6. Consider Cross-Promotion
Fan and spirit promotions held at events offer plenty of opportunity to weave items together into a connected marketing effort. Durand gave one example, using a decorated flag or banner by the venue entrance to not only promote the event but also a related concessions or fundraising item, such as a promotional seat cushion.
7. Don't Forget Mechanical Testing
Chemical safety and compliance testing is always important, but for hard items with moving parts such as noisemakers, physical risk and breakage are also issues. "In most cases, the ASTM F963 mechanical testing will test the item under regular use-and-abuse scenarios to see if the item is safe for children," said Teresa Fang, director of purchasing at Jetline, Gaffney, S.C. "Also, the distributor would want to make sure that the item has the appropriate tracking label so that it can be easily identified and recalled should there be any issue with the product after it's been introduced to the market."
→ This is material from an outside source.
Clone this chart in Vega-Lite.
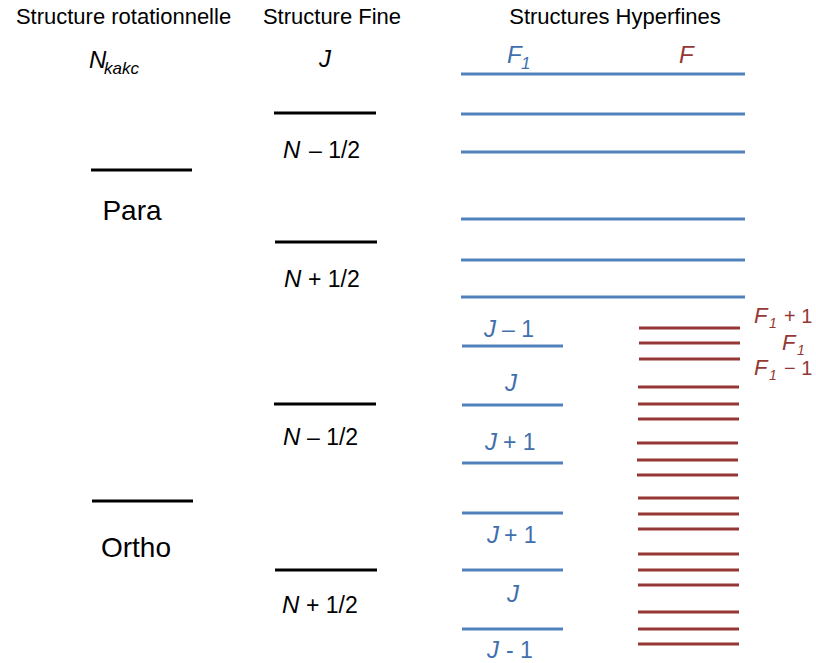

8. Longevity Can Make a Difference
"Many promotional items for stadium events don't have a use outside of the few hours they're used to rally the crowd," said Dana Zezzo, CAS, chief marketing officer at Jetline. "Glow sticks and noisemakers are fun short-term ways to rally the crowd, but a user rarely takes it home and continues to use it ... An effective promotional item can be used long after the event, reminding the user of the event and sponsors," explained Zezzo. He cited several examples of useful take-home fan promotions, such as can-coolers and themed drawstring backpacks decorated specifically to resemble a given sport, as items that would be used long after an event's end.
9. Keep Assembly Simple
Some fan and spirit items will require light assembly, such as noisemakers or more elaborate headgear. If you're working with such items, it's in your best interest to keep assembly as simple as possible. For example, Taylor suggested making sure all inflatables can be filled via mouth, as opposed to by straw or another means, even if the other means is included in the packaging.
10. Account for Weird Shapes
Fan items like megaphones or noisemakers have unconventional shapes that can complicate decoration, especially larger designs that involve something like a wrap effect. "A lot of people have trouble printing on a thing as funny-shaped as a megaphone," said Denny. He recommended finding a supplier, such as Garyline, that has the special equipment required to meet your decoration needs.